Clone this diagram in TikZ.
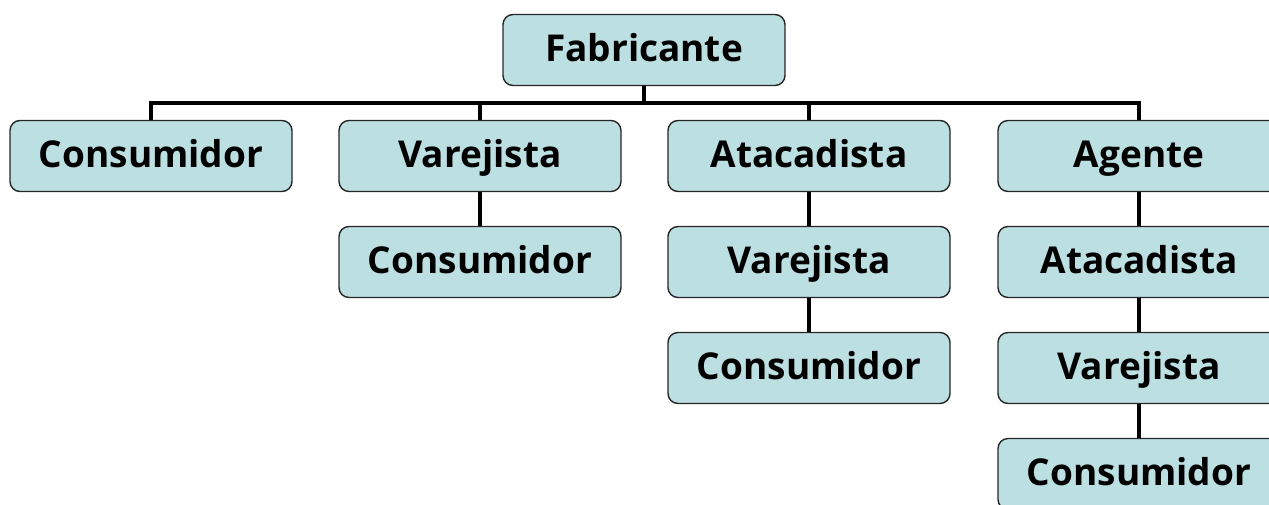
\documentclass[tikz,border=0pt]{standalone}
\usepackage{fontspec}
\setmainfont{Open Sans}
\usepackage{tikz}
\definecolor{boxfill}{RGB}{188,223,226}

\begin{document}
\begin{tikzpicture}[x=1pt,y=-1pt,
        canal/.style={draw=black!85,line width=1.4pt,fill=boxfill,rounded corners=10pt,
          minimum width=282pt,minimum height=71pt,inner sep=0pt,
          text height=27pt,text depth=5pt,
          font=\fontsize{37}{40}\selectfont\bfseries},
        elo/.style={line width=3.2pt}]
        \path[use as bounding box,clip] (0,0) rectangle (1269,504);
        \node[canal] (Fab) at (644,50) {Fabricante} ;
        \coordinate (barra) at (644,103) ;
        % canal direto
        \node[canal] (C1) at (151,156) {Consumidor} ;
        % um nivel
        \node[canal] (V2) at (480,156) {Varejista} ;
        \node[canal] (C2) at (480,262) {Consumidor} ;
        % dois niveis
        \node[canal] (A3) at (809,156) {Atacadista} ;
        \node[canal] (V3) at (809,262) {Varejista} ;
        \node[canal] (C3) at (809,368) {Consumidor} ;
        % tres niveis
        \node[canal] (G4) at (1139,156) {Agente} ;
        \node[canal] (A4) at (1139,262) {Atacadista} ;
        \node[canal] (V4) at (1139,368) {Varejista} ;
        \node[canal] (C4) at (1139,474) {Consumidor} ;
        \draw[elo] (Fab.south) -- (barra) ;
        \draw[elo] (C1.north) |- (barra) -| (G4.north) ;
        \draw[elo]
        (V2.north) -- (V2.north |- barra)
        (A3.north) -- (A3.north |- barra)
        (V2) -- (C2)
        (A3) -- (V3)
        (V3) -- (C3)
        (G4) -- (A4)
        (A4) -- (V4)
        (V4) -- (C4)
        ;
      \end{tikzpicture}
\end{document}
::::::
_What this task involves:_
Omit the pictures, then output the rest of the listing exactly.

_Right answer:_
Clone this diagram in TikZ.
\documentclass[tikz,border=0pt]{standalone}
\usepackage{fontspec}
\setmainfont{Open Sans}
\usepackage{tikz}
\definecolor{boxfill}{RGB}{188,223,226}

\begin{document}
\begin{tikzpicture}[x=1pt,y=-1pt,
        canal/.style={draw=black!85,line width=1.4pt,fill=boxfill,rounded corners=10pt,
          minimum width=282pt,minimum height=71pt,inner sep=0pt,
          text height=27pt,text depth=5pt,
          font=\fontsize{37}{40}\selectfont\bfseries},
        elo/.style={line width=3.2pt}]
        \path[use as bounding box,clip] (0,0) rectangle (1269,504);
        \node[canal] (Fab) at (644,50) {Fabricante} ;
        \coordinate (barra) at (644,103) ;
        % canal direto
        \node[canal] (C1) at (151,156) {Consumidor} ;
        % um nivel
        \node[canal] (V2) at (480,156) {Varejista} ;
        \node[canal] (C2) at (480,262) {Consumidor} ;
        % dois niveis
        \node[canal] (A3) at (809,156) {Atacadista} ;
        \node[canal] (V3) at (809,262) {Varejista} ;
        \node[canal] (C3) at (809,368) {Consumidor} ;
        % tres niveis
        \node[canal] (G4) at (1139,156) {Agente} ;
        \node[canal] (A4) at (1139,262) {Atacadista} ;
        \node[canal] (V4) at (1139,368) {Varejista} ;
        \node[canal] (C4) at (1139,474) {Consumidor} ;
        \draw[elo] (Fab.south) -- (barra) ;
        \draw[elo] (C1.north) |- (barra) -| (G4.north) ;
        \draw[elo]
        (V2.north) -- (V2.north |- barra)
        (A3.north) -- (A3.north |- barra)
        (V2) -- (C2)
        (A3) -- (V3)
        (V3) -- (C3)
        (G4) -- (A4)
        (A4) -- (V4)
        (V4) -- (C4)
        ;
      \end{tikzpicture}
\end{document}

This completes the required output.